To be fair, that’s probably the best looking of the five properties. I think this is probably the worst looking one:
Here’s a closer look at the worst of the damage.
So some of the buildings are a bit unsightly, but a few maintenance problems are hardly cause for eminent domain action are they? Nope. This is something else.
“We know there’s all this crap going on up there,” said Margaret Silkey, president of the roughly 45-member association. “We just want to keep the neighborhood a decent, viable place and not have it become a run-down area.”
Whatever she’s talking about, it’s not the buildings themselves.

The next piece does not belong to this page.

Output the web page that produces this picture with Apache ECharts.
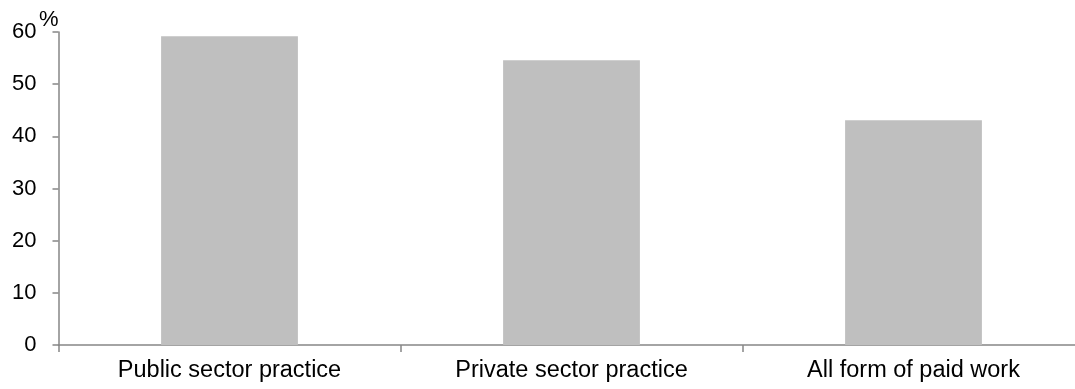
<!DOCTYPE html>
<html>
<head>
<meta charset="utf-8">
<style>
  html, body { margin: 0; padding: 0; background: #ffffff; }
  #chart { width: 1075px; height: 389px; }
</style>
<script src="https://cdn.jsdelivr.net/npm/echarts@6/dist/echarts.min.js"></script>
</head>
<body>
<div id="chart"></div>
<script>
// Share of respondents by type of work (%)
const categories = ['Public sector practice', 'Private sector practice', 'All form of paid work'];
const shareValues = [59.2, 54.6, 43.1];
const yTicks = { min: 0, max: 60, interval: 10 };

const axisGrey = '#868686';
const font = 'Liberation Sans, Arial, sans-serif';

const chart = echarts.init(document.getElementById('chart'), null, { renderer: 'canvas' });
chart.setOption({
  animation: false,
  backgroundColor: '#ffffff',
  // the plot runs a little past the right edge of the canvas
  grid: { left: 58.5, top: 32, height: 313, width: 1026, containLabel: false, outerBoundsMode: 'none' },
  xAxis: {
    type: 'category',
    data: categories,
    axisLine: { lineStyle: { color: axisGrey, width: 1.5 } },
    axisTick: { show: true, length: 7, lineStyle: { color: axisGrey, width: 1.5 } },
    axisLabel: { color: '#000000', fontFamily: font, fontSize: 23.5, margin: 14, interval: 0 }
  },
  yAxis: {
    type: 'value',
    min: yTicks.min,
    max: yTicks.max,
    interval: yTicks.interval,
    name: '%',
    nameLocation: 'end',
    nameGap: 1,
    nameMoveOverlap: false,
    nameTextStyle: { color: '#000000', fontFamily: font, fontSize: 22, align: 'right', verticalAlign: 'bottom' },
    axisLine: { show: true, lineStyle: { color: axisGrey, width: 1.5 } },
    axisTick: { show: true, length: 6, lineStyle: { color: axisGrey, width: 1.5 } },
    splitLine: { show: false },
    axisLabel: { color: '#000000', fontFamily: font, fontSize: 22, margin: 22 }
  },
  series: [{
    type: 'bar',
    data: shareValues,
    barWidth: '40%',
    itemStyle: { color: '#BFBFBF' }
  }]
});
</script>
</body>
</html>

There’s really not a lot to see here. I mean, take a look at this place:
Yes, it looks unsightly because they’ve got all that trash piled out front. But when you step around that and take a look at the building, you see neatly trimmed lawns, a well-maintained facade, and sculpted bushes and trees.
Or take a look at the rear of one of the other houses:
Again, I’ve chosen an unflattering angle. The grass around the storage shed is a little unkempt, and there’s a box that didn’t fit in the trash cans.. On the other hand, the storage shed itself is well-maintained. Here’s a reverse angle to show how nice the place is kept.

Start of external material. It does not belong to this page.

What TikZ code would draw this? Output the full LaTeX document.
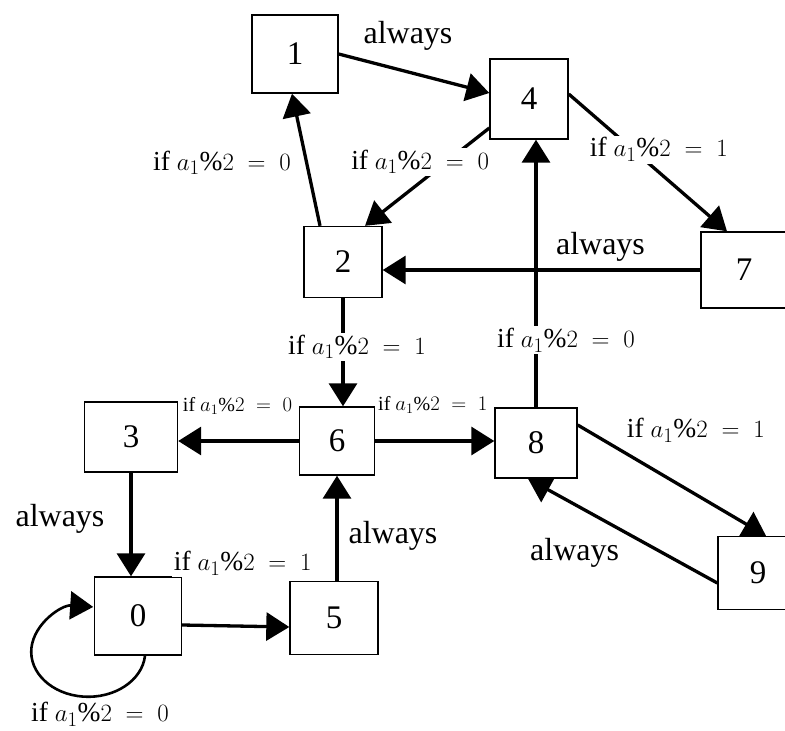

There just isn’t much to see here. Even the eminent domain threat is mostly theoretical:
The local alderman, Jim Bohl, is sponsoring a resolution to order the Department of City Development to plan for a tax incremental financing district to pay for the new park. The plan includes acquiring the five, four-family apartment buildings around the landfill and redeveloping the lots.
Although the resolution orders DCD to make a “good-faith effort” to do that without using eminent domain, Milwaukee Mayor Tom Barrett said he doesn’t want to touch the idea of acquiring the properties for redevelopment.
And that’s it. I took these pictures months ago and just sat on them, because I thought I’d try to go back to Milwaukee and get a better story, but I haven’t had the time and probably won’t. So, for now, it’s just some people living in rental apartments, and the remarkably unsympathetic Ms. Silkey’s desire to get rid of them.
I could show you the rear of some of the other buildings…
…or show you another smooth driveway…
But what would be the point? (Other than posting them just because I’ve got them, and I’ve already done enough of that, don’t you think?)
I figured I had the pictures so I might as well post them. There are a lot more pictures of the Hartung Quarry Landfill eminent domain area if anybody wants to use them.